Work to be completed: Extract everything from the first line through the line with "y_ticks = [10, 20, 30, 40, 50, 60, 70, 80, 90]", both ends included, except for any pictures.

Data block:
= = = = =

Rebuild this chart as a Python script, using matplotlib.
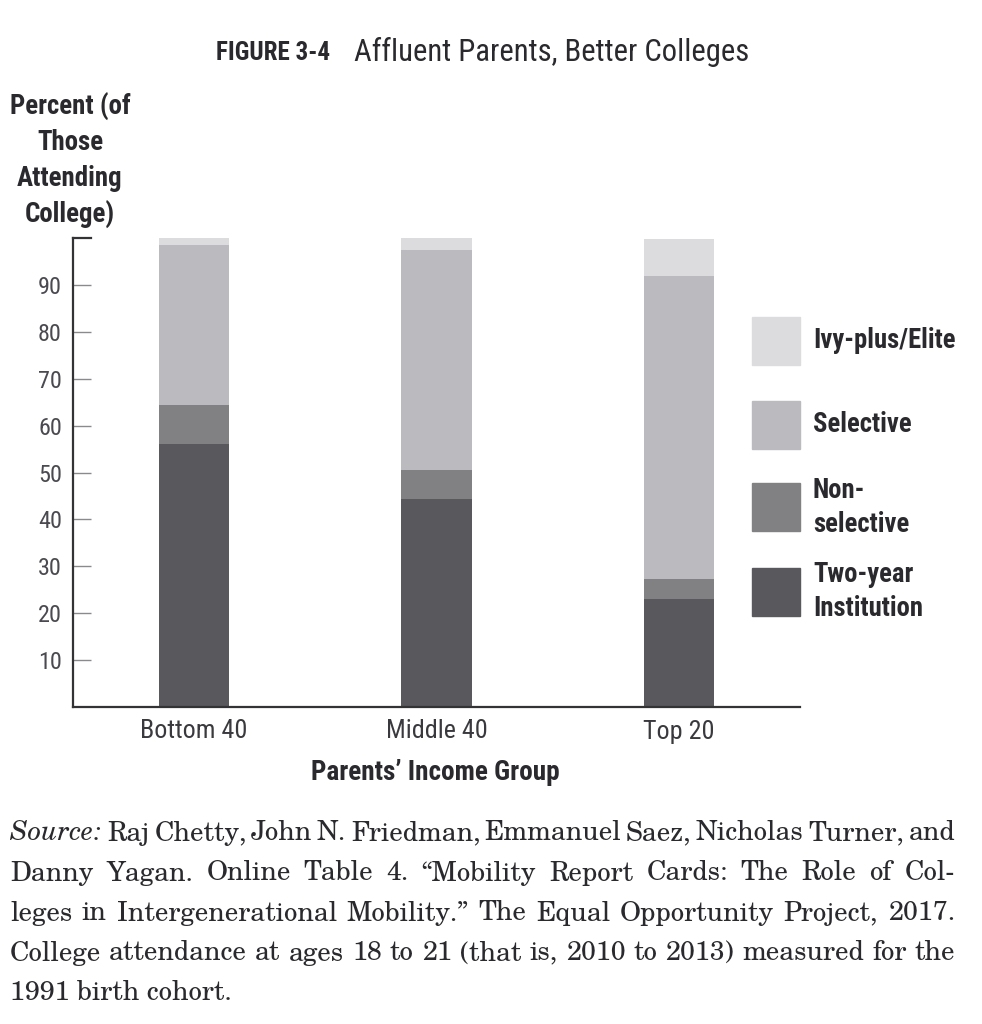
import matplotlib
matplotlib.use('Agg')
import matplotlib.pyplot as plt
from matplotlib import font_manager
from matplotlib.patches import Rectangle
import numpy as np

# data (percent of those attending college)
groups = ['Bottom 40', 'Middle 40', 'Top 20']
two_year = [56.0, 44.4, 23.1]
non_selective = [8.4, 6.2, 4.1]
selective = [34.1, 46.8, 64.7]
ivy_plus = [1.5, 2.6, 7.8]

series_names = ['Two-year\nInstitution', 'Non-\nselective', 'Selective', 'Ivy-plus/Elite']
series_colors = ['#59595d', '#818184', '#bbbbbf', '#dcdcdf']
y_ticks = [10, 20, 30, 40, 50, 60, 70, 80, 90]

source_lines = [
    "Raj Chetty, John N. Friedman, Emmanuel Saez, Nicholas Turner, and",
    "Danny Yagan. Online Table 4. \u201cMobility Report Cards: The Role of Col-",
    "leges in Intergenerational Mobility.\u201d The Equal Opportunity Project, 2017.",
    "College attendance at ages 18 to 21 (that is, 2010 to 2013) measured for the",
    "1991 birth cohort.",
]

installed = {f.name for f in font_manager.fontManager.ttflist}


def pick(cands):
    for c in cands:
        if c in installed:
            return c
    return cands[-1]


narrow = pick(['Roboto Condensed', 'Archivo Narrow', 'PT Sans Narrow', 'Liberation Sans Narrow',
               'Oswald', 'DejaVu Sans'])
serif = pick(['C059', 'TeX Gyre Schola', 'Century Schoolbook L', 'Old Standard TT',
              'Liberation Serif', 'DejaVu Serif'])
ink = '#2a2a2e'

W, H = 982, 1024
fig = plt.figure(figsize=(W / 100, H / 100), dpi=100)
fig.patch.set_facecolor('white')
renderer = fig.canvas.get_renderer()


def fx(px):
    return px / W


def fy(py):
    return 1 - py / H


def fit(texts, ref, width_px):
    # scale font size of a group of texts so that ref gets width_px wide
    w = ref.get_window_extent(renderer).width
    k = width_px / w
    for t in texts:
        t.set_fontsize(t.get_fontsize() * k)


ax = fig.add_axes([fx(73), fy(707), fx(800) - fx(73), fy(238) - fy(707)])

x = np.arange(len(groups))
stack = [two_year, non_selective, selective, ivy_plus]
bottom = np.zeros(len(groups))
for vals, name, col in zip(stack, series_names, series_colors):
    ax.bar(x, vals, width=0.29, bottom=bottom, color=col, label=name, zorder=2)
    bottom += np.array(vals)

ax.set_xlim(-0.5, 2.5)
ax.set_ylim(0, 100)
ax.spines['top'].set_visible(False)
ax.spines['right'].set_visible(False)
for s in ['left', 'bottom']:
    ax.spines[s].set_color('#333336')
    ax.spines[s].set_linewidth(1.6)

ax.set_yticks(y_ticks)
ax.set_yticklabels([str(t) for t in y_ticks], fontfamily=narrow, fontsize=17, color='#4a4a50')
ax.tick_params(axis='y', direction='in', length=13, width=1.0, color='#8a8a8e', pad=8)
# heavier tick at the top of the axis
ax.plot([0, 18 / 727], [1, 1], transform=ax.transAxes, color='#333336', lw=1.6, clip_on=False)

ax.set_xticks(x)
ax.set_xticklabels(groups, fontfamily=narrow, fontsize=18, color='#3a3a3e')
ax.tick_params(axis='x', length=0, pad=9)

fig.canvas.draw()
ylabs = ax.get_yticklabels()
fit(ylabs, ylabs[-1], 24)
xlabs = ax.get_xticklabels()
fit(xlabs, xlabs[0], 107)

# title
t1 = fig.text(fx(330), fy(53), 'FIGURE 3-4', fontfamily=narrow, fontweight='bold', fontsize=15,
              color=ink, ha='right', va='center')
fit([t1], t1, 115)
t2 = fig.text(fx(354), fy(52), 'Affluent Parents, Better Colleges', fontfamily=narrow,
              fontsize=24, color=ink, ha='left', va='center')
fit([t2], t2, 395)

# y axis title
ylab_lines = ['Percent (of', 'Those', 'Attending', 'College)']
yl = [fig.text(fx(70), fy(107 + 36 * i), s, fontfamily=narrow, fontweight='bold', fontsize=19,
               color=ink, ha='center', va='center') for i, s in enumerate(ylab_lines)]
fit(yl, yl[0], 121)

# x axis title
xt = fig.text(fx(435), fy(772), 'Parents\u2019 Income Group', fontfamily=narrow, fontweight='bold',
              fontsize=19, color=ink, ha='center', va='center')
fit([xt], xt, 249)

# legend, top to bottom
legend_rows = [(341, 3), (425, 2), (507, 1), (592, 0)]
leg_texts = []
for cy, i in legend_rows:
    fig.add_artist(Rectangle((fx(752), fy(cy + 24)), fx(48), 48 / H,
                             transform=fig.transFigure, color=series_colors[i]))
    parts = series_names[i].split('\n')
    offs = [0] if len(parts) == 1 else [-17, 17]
    for p, o in zip(parts, offs):
        leg_texts.append(fig.text(fx(813), fy(cy + o), p, fontfamily=narrow, fontweight='bold',
                                  fontsize=19, color=ink, ha='left', va='center'))
fit(leg_texts, leg_texts[0], 142)

# source note, justified like the printed page
line_y = [833, 873, 913, 953, 993]
probe = fig.text(0, 0, source_lines[3], fontfamily=serif, fontsize=17)
fit([probe], probe, 938)
src_size = probe.get_fontsize()
probe.remove()


def justify(line, x_left, x_right, y):
    words = line.split(' ')
    arts = [fig.text(0, fy(y), w, fontfamily=serif, fontsize=src_size, color=ink,
                     ha='left', va='center') for w in words]
    widths = [a.get_window_extent(renderer).width for a in arts]
    gap = (x_right - x_left - sum(widths)) / max(len(words) - 1, 1)
    pos = x_left
    for a, w in zip(arts, widths):
        a.set_x(fx(pos))
        pos += w + gap


src = fig.text(fx(10), fy(line_y[0]), 'Source:', fontfamily=serif, fontstyle='italic',
               fontsize=src_size, color=ink, ha='left', va='center')
sw = src.get_window_extent(renderer).width
justify(source_lines[0], 10 + sw + 7, 955, line_y[0])
for ly, txt in zip(line_y[1:4], source_lines[1:4]):
    justify(txt, 10, 955, ly)
fig.text(fx(10), fy(line_y[4]), source_lines[4], fontfamily=serif, fontsize=src_size,
         color=ink, ha='left', va='center')

fig.savefig('out.png', dpi=100, facecolor='white')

= = = = =

Solved exercise:
Rebuild this chart as a Python script, using matplotlib.
import matplotlib
matplotlib.use('Agg')
import matplotlib.pyplot as plt
from matplotlib import font_manager
from matplotlib.patches import Rectangle
import numpy as np

# data (percent of those attending college)
groups = ['Bottom 40', 'Middle 40', 'Top 20']
two_year = [56.0, 44.4, 23.1]
non_selective = [8.4, 6.2, 4.1]
selective = [34.1, 46.8, 64.7]
ivy_plus = [1.5, 2.6, 7.8]

series_names = ['Two-year\nInstitution', 'Non-\nselective', 'Selective', 'Ivy-plus/Elite']
series_colors = ['#59595d', '#818184', '#bbbbbf', '#dcdcdf']
y_ticks = [10, 20, 30, 40, 50, 60, 70, 80, 90]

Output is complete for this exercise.